New York architect Maria Milans del Bosch designed a home and studio in the Catskills with interventions that respect the natural environment. The house is called Camp O.

The house, which has a long and narrow footprint, is also on a slope to minimize the construction’s impact on the surrounding forest. Two different volumes make up the dwelling and are covered with roofs that slope in opposite directions. A concrete slab and a U-shaped retaining wall make up the lower level, while the upper part of the house is clad in cedar wood. The wood is charred using a Japanese technique called Shou Sugi Ban, which burns wood to protect it from damage from insects, water, and fire.

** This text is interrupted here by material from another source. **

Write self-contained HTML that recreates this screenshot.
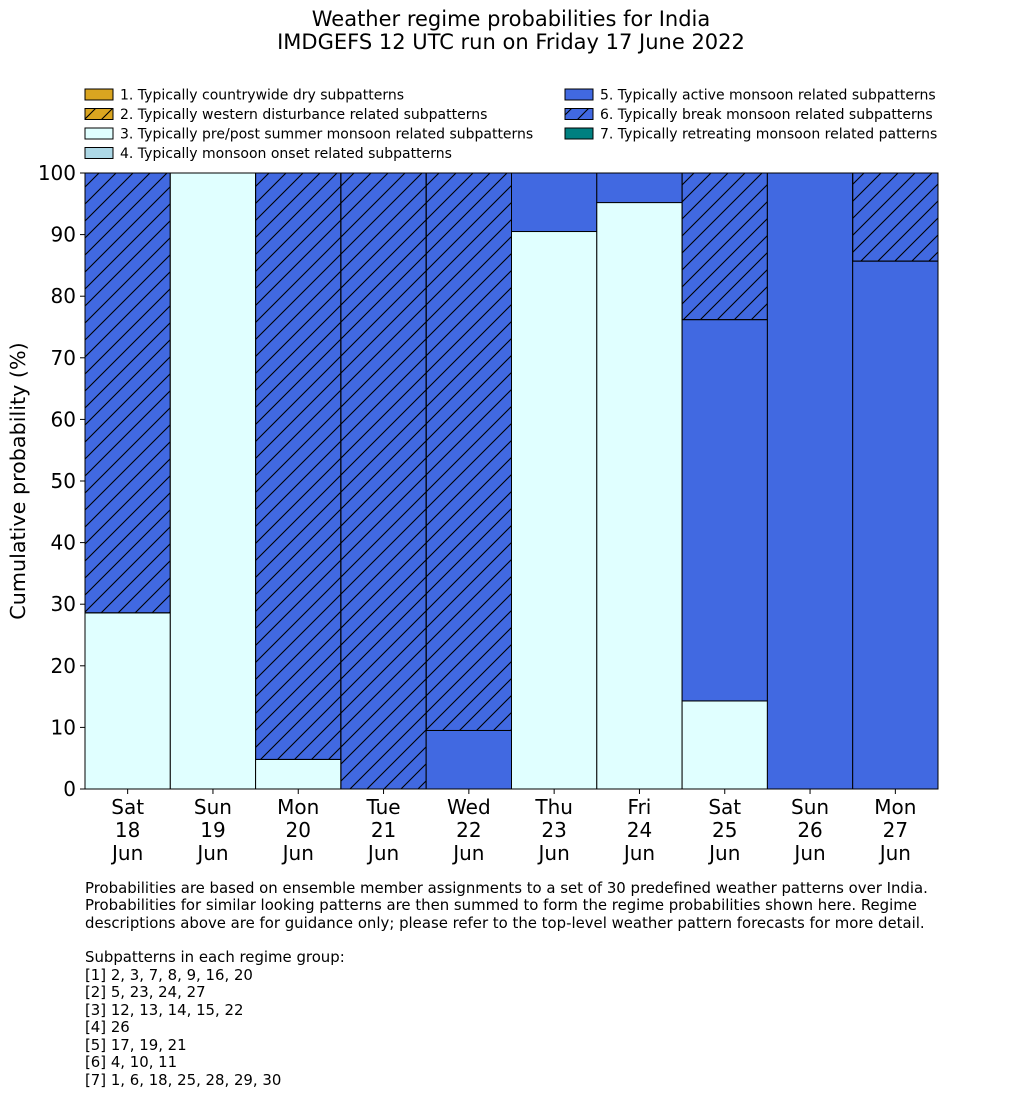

A feature of the design is a double height living room and kitchen flanked by large swaths of glazing. It is on different levels to enjoy the mountain views to the west and the treetops to the east. Inside the house, structural wooden beams are left exposed, with the sloping roof covered in wood and concrete. These simple materials were chosen to reflect neighboring barns. On the first floor is an office space for the architect, looking into the living room and overlooking the expansive views outside. Two bedrooms, two bathrooms and a reading area are also on the first floor.

Glazing is also strategically placed to optimize natural ventilation and light, while insulating the outside of the walls and roof to improve the home’s energy efficiency. Camp O is equipped with radiant floors and Viroc, a cement and wood fiber composite material that has good thermal retardation, is water resistant and is used in several rooms.